WHAT YOU NEED TO DO: Copy the lines below as they are; omit the images they contain.

DATA LINES:
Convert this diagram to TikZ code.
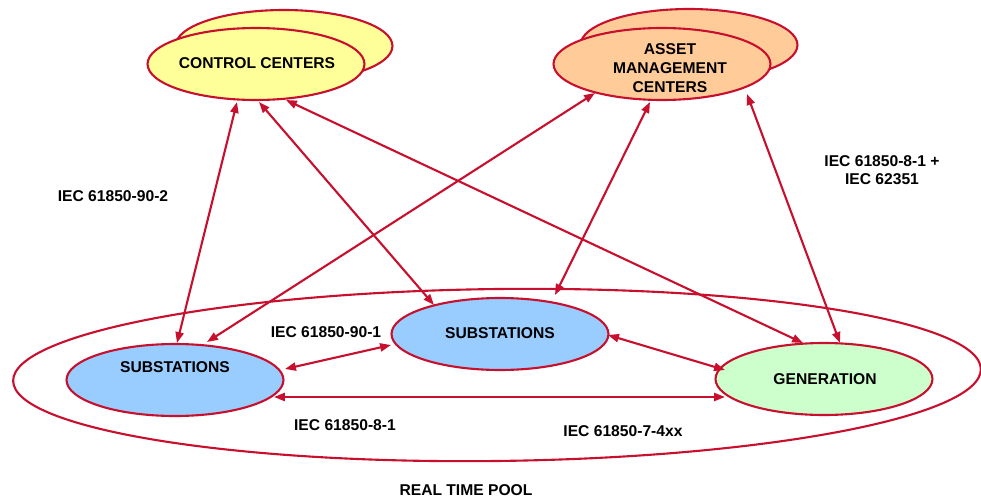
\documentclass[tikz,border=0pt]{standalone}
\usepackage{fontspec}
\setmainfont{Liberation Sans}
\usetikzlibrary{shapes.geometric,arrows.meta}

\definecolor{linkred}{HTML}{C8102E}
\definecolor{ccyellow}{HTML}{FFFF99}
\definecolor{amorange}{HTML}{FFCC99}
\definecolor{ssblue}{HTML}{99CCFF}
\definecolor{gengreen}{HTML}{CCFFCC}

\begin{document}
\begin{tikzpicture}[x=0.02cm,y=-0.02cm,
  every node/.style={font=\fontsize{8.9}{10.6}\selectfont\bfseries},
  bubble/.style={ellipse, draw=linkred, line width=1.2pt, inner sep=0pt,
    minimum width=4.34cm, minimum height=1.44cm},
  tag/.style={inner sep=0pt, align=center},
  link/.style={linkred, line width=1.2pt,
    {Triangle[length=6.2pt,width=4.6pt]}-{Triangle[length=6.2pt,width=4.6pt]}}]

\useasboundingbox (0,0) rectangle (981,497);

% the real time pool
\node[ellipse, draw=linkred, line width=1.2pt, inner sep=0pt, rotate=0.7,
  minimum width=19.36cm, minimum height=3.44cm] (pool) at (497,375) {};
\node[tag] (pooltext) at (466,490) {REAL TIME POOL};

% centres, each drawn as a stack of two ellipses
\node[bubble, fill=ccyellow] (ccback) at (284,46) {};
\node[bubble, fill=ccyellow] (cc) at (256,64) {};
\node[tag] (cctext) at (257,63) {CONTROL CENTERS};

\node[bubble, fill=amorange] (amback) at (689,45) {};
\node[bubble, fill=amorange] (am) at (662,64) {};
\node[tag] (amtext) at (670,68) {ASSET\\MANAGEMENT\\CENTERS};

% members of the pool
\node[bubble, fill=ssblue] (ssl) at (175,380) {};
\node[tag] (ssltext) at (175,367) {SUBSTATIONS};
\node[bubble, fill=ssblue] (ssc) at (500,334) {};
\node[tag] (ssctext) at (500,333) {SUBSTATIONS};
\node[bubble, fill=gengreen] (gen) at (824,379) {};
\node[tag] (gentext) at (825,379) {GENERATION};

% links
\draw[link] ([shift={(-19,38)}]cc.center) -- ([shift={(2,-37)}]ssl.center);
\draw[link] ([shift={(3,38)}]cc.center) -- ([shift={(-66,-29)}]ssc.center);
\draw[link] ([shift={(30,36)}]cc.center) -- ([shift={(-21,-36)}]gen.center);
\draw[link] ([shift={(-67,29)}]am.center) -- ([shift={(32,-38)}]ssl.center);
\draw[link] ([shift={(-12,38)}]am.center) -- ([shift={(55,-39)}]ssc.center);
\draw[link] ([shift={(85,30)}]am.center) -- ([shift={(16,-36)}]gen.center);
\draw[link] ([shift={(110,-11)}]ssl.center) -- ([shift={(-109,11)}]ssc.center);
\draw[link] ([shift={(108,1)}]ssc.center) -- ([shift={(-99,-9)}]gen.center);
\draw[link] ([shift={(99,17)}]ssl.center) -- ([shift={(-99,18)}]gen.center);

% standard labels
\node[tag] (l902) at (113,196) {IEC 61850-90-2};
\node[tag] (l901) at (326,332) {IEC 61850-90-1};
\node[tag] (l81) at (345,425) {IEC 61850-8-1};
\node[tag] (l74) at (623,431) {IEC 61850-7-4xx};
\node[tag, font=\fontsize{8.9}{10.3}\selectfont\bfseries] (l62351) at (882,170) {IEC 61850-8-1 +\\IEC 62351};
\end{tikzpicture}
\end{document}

TASK OUTPUT:
Convert this diagram to TikZ code.
\documentclass[tikz,border=0pt]{standalone}
\usepackage{fontspec}
\setmainfont{Liberation Sans}
\usetikzlibrary{shapes.geometric,arrows.meta}

\definecolor{linkred}{HTML}{C8102E}
\definecolor{ccyellow}{HTML}{FFFF99}
\definecolor{amorange}{HTML}{FFCC99}
\definecolor{ssblue}{HTML}{99CCFF}
\definecolor{gengreen}{HTML}{CCFFCC}

\begin{document}
\begin{tikzpicture}[x=0.02cm,y=-0.02cm,
  every node/.style={font=\fontsize{8.9}{10.6}\selectfont\bfseries},
  bubble/.style={ellipse, draw=linkred, line width=1.2pt, inner sep=0pt,
    minimum width=4.34cm, minimum height=1.44cm},
  tag/.style={inner sep=0pt, align=center},
  link/.style={linkred, line width=1.2pt,
    {Triangle[length=6.2pt,width=4.6pt]}-{Triangle[length=6.2pt,width=4.6pt]}}]

\useasboundingbox (0,0) rectangle (981,497);

% the real time pool
\node[ellipse, draw=linkred, line width=1.2pt, inner sep=0pt, rotate=0.7,
  minimum width=19.36cm, minimum height=3.44cm] (pool) at (497,375) {};
\node[tag] (pooltext) at (466,490) {REAL TIME POOL};

% centres, each drawn as a stack of two ellipses
\node[bubble, fill=ccyellow] (ccback) at (284,46) {};
\node[bubble, fill=ccyellow] (cc) at (256,64) {};
\node[tag] (cctext) at (257,63) {CONTROL CENTERS};

\node[bubble, fill=amorange] (amback) at (689,45) {};
\node[bubble, fill=amorange] (am) at (662,64) {};
\node[tag] (amtext) at (670,68) {ASSET\\MANAGEMENT\\CENTERS};

% members of the pool
\node[bubble, fill=ssblue] (ssl) at (175,380) {};
\node[tag] (ssltext) at (175,367) {SUBSTATIONS};
\node[bubble, fill=ssblue] (ssc) at (500,334) {};
\node[tag] (ssctext) at (500,333) {SUBSTATIONS};
\node[bubble, fill=gengreen] (gen) at (824,379) {};
\node[tag] (gentext) at (825,379) {GENERATION};

% links
\draw[link] ([shift={(-19,38)}]cc.center) -- ([shift={(2,-37)}]ssl.center);
\draw[link] ([shift={(3,38)}]cc.center) -- ([shift={(-66,-29)}]ssc.center);
\draw[link] ([shift={(30,36)}]cc.center) -- ([shift={(-21,-36)}]gen.center);
\draw[link] ([shift={(-67,29)}]am.center) -- ([shift={(32,-38)}]ssl.center);
\draw[link] ([shift={(-12,38)}]am.center) -- ([shift={(55,-39)}]ssc.center);
\draw[link] ([shift={(85,30)}]am.center) -- ([shift={(16,-36)}]gen.center);
\draw[link] ([shift={(110,-11)}]ssl.center) -- ([shift={(-109,11)}]ssc.center);
\draw[link] ([shift={(108,1)}]ssc.center) -- ([shift={(-99,-9)}]gen.center);
\draw[link] ([shift={(99,17)}]ssl.center) -- ([shift={(-99,18)}]gen.center);

% standard labels
\node[tag] (l902) at (113,196) {IEC 61850-90-2};
\node[tag] (l901) at (326,332) {IEC 61850-90-1};
\node[tag] (l81) at (345,425) {IEC 61850-8-1};
\node[tag] (l74) at (623,431) {IEC 61850-7-4xx};
\node[tag, font=\fontsize{8.9}{10.3}\selectfont\bfseries] (l62351) at (882,170) {IEC 61850-8-1 +\\IEC 62351};
\end{tikzpicture}
\end{document}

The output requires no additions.